The PwC survey asked how people would respond if a platform introduced a new trust and safety feature, and the response was overwhelmingly positive: 72% of those surveyed said they would be more likely to engage with the platform; 68% would consider purchasing a new product or service from that provider; 61% would explore add-ons, and 59% would be open to related merchandise.

The report called this a “clear signal” that providing users with a trusted environment “also fuels outcomes. … Prioritizing trust can lead to measurable business benefits.”  It cited Reddit’s successful IPO as being partly driven by updates to its content policy to explicitly prohibit hate speech and harassment, and taking resulting action by banning subreddits that consistently violated those policies.

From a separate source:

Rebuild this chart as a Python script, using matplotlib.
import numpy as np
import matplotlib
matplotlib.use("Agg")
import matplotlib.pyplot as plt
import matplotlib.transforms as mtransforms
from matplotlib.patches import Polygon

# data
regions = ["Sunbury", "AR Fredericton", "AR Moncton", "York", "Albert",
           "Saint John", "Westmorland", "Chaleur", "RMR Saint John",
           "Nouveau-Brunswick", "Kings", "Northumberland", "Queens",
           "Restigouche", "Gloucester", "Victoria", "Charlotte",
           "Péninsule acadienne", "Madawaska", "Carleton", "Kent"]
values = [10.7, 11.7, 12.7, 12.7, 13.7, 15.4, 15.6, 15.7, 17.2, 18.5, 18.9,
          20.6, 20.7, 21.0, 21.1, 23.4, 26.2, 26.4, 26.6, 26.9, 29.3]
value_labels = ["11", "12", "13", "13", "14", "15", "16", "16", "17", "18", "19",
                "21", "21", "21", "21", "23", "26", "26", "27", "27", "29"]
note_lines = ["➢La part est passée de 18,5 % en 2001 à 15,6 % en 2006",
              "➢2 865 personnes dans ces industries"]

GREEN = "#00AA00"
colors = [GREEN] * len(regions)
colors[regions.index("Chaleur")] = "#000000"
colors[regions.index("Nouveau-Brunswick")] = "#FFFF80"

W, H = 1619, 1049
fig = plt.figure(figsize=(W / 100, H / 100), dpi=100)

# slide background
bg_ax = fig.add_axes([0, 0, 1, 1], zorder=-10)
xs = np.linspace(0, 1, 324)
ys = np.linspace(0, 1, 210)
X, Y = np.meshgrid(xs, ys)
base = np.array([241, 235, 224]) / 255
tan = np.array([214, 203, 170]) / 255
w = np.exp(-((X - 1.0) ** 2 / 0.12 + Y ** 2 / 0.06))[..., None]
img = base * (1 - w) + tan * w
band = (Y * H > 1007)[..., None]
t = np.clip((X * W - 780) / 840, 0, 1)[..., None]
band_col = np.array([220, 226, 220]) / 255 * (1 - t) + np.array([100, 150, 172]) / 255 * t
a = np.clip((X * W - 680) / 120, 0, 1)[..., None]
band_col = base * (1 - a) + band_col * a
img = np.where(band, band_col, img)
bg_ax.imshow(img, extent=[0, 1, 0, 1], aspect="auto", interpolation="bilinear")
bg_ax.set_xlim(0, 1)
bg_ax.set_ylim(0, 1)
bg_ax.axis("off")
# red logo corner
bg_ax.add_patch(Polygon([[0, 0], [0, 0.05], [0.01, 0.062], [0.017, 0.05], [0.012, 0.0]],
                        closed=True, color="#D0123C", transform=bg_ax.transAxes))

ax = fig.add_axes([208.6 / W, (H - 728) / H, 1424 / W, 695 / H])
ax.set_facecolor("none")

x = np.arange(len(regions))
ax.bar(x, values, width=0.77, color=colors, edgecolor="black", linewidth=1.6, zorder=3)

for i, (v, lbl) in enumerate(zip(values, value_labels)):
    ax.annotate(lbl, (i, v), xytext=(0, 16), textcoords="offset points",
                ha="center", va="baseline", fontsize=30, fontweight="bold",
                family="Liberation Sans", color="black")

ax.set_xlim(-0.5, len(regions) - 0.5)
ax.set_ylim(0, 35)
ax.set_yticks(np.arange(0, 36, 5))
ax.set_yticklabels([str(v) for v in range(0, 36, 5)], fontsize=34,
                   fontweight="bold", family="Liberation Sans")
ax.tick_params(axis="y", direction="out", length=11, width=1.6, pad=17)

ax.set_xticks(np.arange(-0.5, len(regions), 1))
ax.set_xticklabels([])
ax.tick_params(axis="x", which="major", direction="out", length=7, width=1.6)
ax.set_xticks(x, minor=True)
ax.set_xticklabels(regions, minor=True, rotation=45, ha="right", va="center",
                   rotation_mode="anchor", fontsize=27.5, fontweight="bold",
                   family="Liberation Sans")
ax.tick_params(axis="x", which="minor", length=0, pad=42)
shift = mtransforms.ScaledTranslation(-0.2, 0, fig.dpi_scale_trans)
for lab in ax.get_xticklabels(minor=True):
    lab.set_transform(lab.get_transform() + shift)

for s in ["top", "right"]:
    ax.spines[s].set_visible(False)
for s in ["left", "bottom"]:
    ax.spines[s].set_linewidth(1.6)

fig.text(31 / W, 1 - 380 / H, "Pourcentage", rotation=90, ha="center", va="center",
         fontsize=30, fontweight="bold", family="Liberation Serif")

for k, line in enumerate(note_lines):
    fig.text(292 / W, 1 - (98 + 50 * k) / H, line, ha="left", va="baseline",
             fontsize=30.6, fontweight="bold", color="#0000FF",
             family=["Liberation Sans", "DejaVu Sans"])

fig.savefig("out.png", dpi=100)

“We’re in an era where people are increasingly questioning whether what they’re seeing online is real, or is fake or is fraudulent,” Hays said. “There’s real value in creating safer, more trustworthy environments. That’s something we’re seeing a lot of interest in.”

The PwC report declared that “Building trust and safety isn’t just a safeguard — it’s a competitive edge. As technology evolves rapidly, regulations tighten and consumers grow more safety-conscious, strong trust and safety practices have become essential. They can unlock real value — faster product launches, less downtime and fewer regulatory fines. … By taking proactive steps now, businesses can build lasting consumer trust, stay ahead of emerging risks and regulatory shifts, and accelerate responsible innovation.”

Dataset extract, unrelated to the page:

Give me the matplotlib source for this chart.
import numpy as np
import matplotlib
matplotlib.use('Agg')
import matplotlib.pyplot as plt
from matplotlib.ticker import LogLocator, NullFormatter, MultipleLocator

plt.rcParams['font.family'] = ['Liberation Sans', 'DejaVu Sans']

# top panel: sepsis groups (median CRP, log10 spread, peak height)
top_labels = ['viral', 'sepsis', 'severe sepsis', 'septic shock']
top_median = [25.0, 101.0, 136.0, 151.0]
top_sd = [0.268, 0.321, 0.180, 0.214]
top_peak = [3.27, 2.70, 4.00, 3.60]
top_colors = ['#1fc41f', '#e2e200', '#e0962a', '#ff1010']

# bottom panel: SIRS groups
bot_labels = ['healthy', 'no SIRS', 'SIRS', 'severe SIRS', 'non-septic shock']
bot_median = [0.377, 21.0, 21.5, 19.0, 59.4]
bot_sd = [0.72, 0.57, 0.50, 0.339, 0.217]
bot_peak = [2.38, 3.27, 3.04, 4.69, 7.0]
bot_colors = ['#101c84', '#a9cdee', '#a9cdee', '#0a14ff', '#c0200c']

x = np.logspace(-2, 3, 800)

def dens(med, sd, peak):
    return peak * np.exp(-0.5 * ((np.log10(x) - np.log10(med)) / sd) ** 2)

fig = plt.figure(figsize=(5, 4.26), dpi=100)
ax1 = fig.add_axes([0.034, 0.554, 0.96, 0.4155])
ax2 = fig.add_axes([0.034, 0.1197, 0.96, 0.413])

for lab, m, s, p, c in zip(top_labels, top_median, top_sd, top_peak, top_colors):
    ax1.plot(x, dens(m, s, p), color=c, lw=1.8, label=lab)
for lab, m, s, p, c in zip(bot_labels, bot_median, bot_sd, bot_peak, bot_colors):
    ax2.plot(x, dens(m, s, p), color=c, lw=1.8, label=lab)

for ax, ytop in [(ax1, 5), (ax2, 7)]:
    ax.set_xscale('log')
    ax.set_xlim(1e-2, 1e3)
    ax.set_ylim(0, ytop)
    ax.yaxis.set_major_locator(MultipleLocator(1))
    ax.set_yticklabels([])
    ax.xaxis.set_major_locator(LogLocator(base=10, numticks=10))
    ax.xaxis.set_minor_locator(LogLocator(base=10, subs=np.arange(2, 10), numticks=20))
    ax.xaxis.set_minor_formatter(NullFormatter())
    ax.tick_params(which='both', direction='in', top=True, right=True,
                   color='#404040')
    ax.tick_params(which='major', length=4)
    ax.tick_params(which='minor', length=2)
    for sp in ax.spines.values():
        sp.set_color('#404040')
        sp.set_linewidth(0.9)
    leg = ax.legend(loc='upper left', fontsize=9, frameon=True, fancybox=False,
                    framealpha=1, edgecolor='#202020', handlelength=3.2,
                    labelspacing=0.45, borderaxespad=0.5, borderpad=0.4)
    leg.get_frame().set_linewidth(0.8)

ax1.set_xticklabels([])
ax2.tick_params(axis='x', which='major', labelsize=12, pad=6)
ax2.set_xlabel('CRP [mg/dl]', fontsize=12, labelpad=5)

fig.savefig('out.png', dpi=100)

Four recommendations to reduce risk

The PwC report also laid out a number of recommendations on how organizations can make trust and safety a more fundamental part of their AI strategy. Those were:

Use representative data, by training or fine-tuning AI systems on data that mirrors real-world use cases. This is pretty basic, but a healthcare chatbot should grasp medical terminology, while a telecom service assistant should understand network products and customer scenarios.

Pilot before scaling, because small-scale deployments can reveal context-specific strengths, gaps, and blind spots. Testing an AI assistant with a limited user group can surface recurring misinterpretations before a broader launch.

Monitor from day one by establishing continuous tracking of user interactions, anomalies, and feedback. Metrics such as satisfaction scores, escalation rates, and failure types can provide early signals how to iterate and improve.

Set clear escalation and governance, defining when and how AI hands off to humans. Agents should escalate unanswerable or sensitive queries to human oversight. Assign accountability, implement regular audits, and schedule model updates to ensure responsible performance.